Her scientific work was highly valued in scientific papers and books. See, for example, N.V. Pleshivdtsev "Cathodic Sputtering" (Atomizdat 1963) and R. Behrisch "Sputtering by Particle Bombardment, II" (Springer–Verlag, Berlin, Heidelberg, New York, 1983).

===Scientific Committees===

She played an active role on a number of scientific councils in the Academy of Science and the Ministry of Higher Education, and in the organising and programme committees of many international conferences. She was formerly a member of the International Bohmische Physical Society (from 1992), and the International Union for Vacuum Science, Technique and Applications — IUVSTA (from 1992), and a member of the editorial board of the international journal “Vacuum” (Elsevier).

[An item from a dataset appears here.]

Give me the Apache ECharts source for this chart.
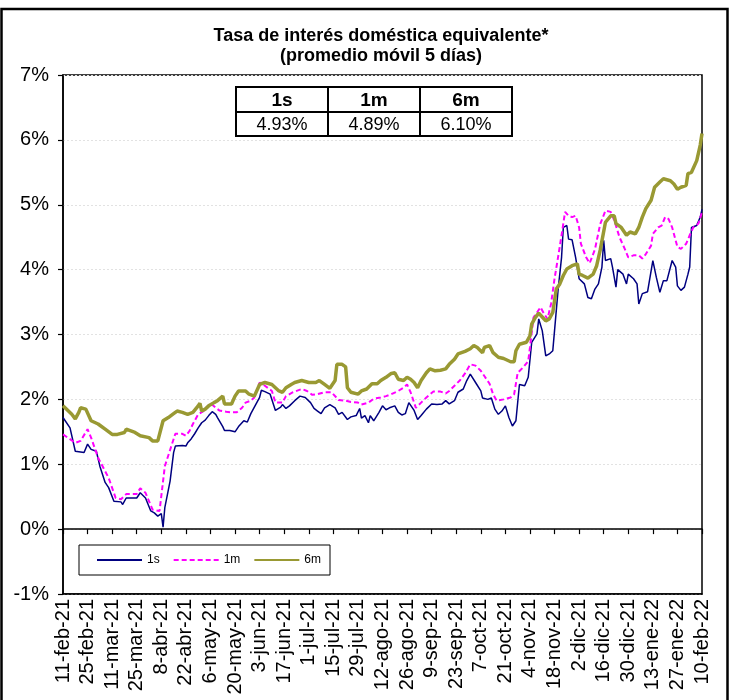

Her hobbies included music, painting and photography.

===Books===

- V.E. Yurasova, G.V.Spivak, A.I.Krokhina, "Modern electron microscopy", M: NTO by A.S.Popov, 1965.
- M.D.Gabovich, M.I.Guseva, V.E.Yurasova, "Ion physics and technology". Kiev:I.F. 1990, 61 pp.
- V.E.Yurasova, "Interaction of ions with surfaces". М: PrimaB, 1999, 639pp.

===Papers===

Author of over 450 scientific works. These include:

- "Novel theory of cathode sputtering and micro-structure of sputtered surface of metal" (J. Techn. Phys. 1958, 28, 1966–1970); "Directed emission of particles from a copper single crystal sputtered by ions up to 50 keV" (JETP, 1959, 37, 966–971); "Anisotropy of the reflection of argon ions from a copper single crystal" (JETP, 1964, 47, 473–475); "Directional emission of charged particles from a single crystal under ion bombardment" (Phys. Stat. Sol., 1966, 17, k187-k190); "Change in sputtering of single-crystal nickel on going through the Curie point" (Letter to JETP, 1975, 21, 197–199); "Formation of cones during sputtering" (Rad. Eff., 1976, 27, 237–244); "Emission of secondary particles during ion bombardment of metals in the phase-transition region", Part 1: Sputtering (Vacuum, 1983, 33, 565–578), Part 2: Charged-particle and photon emission (Vacuum, 1986, 36, 435–458); "Quasi-resonance processes in the emission of excited secondary silicon ions" (NIMB,1988, 33, 547–550); "Auger-electron emission from ferromagnetic alloys" (Izvestiya AN, ser. fiz., 2006, 70, 889–893).
- Articles in the Great Soviet Encyclopaedia and the Encyclopaedic Dictionary of Physics. Editor of the Russian translation of a number of books on interactions of particles with solids. Has "author's certificate" for 10 inventions.

===Prizes===

- S.I. Vavilov prize for "Installation for etching of the structure of metals, semiconductors and dielectrics by ion bombardment" (1962).
- Prizes from the Soviet Ministry for Higher Education for best scientific works of the year (1982 and 1986).
- Silver medal from the Soviet Exhibition of National of Achievements (VDNH, now All-Russia Exhibition-Centre) for "Installation of ionic etching UIT-1" (1960). Medals from international exhibitions in Rio de Janeiro (1961) and London (1962) for the first industrial equipment for determining the structure of substance through ionic bombardment.
- Awarded, together with Gottfried Wehner, the prize of the U.S. Physical Electronics Industries Inc. "For pioneering work in sputtering", 1981 (to the "Mother of Sputtering" and to the "Father of Sputtering").
- Her biography is included in the biographical dictionary "Famous Russians" (Moscow, Astreya 2000), in "Who’s Who in Science and Engineering, 2001 and 2006" and in "Marquis Who’s Who in the World, 2008".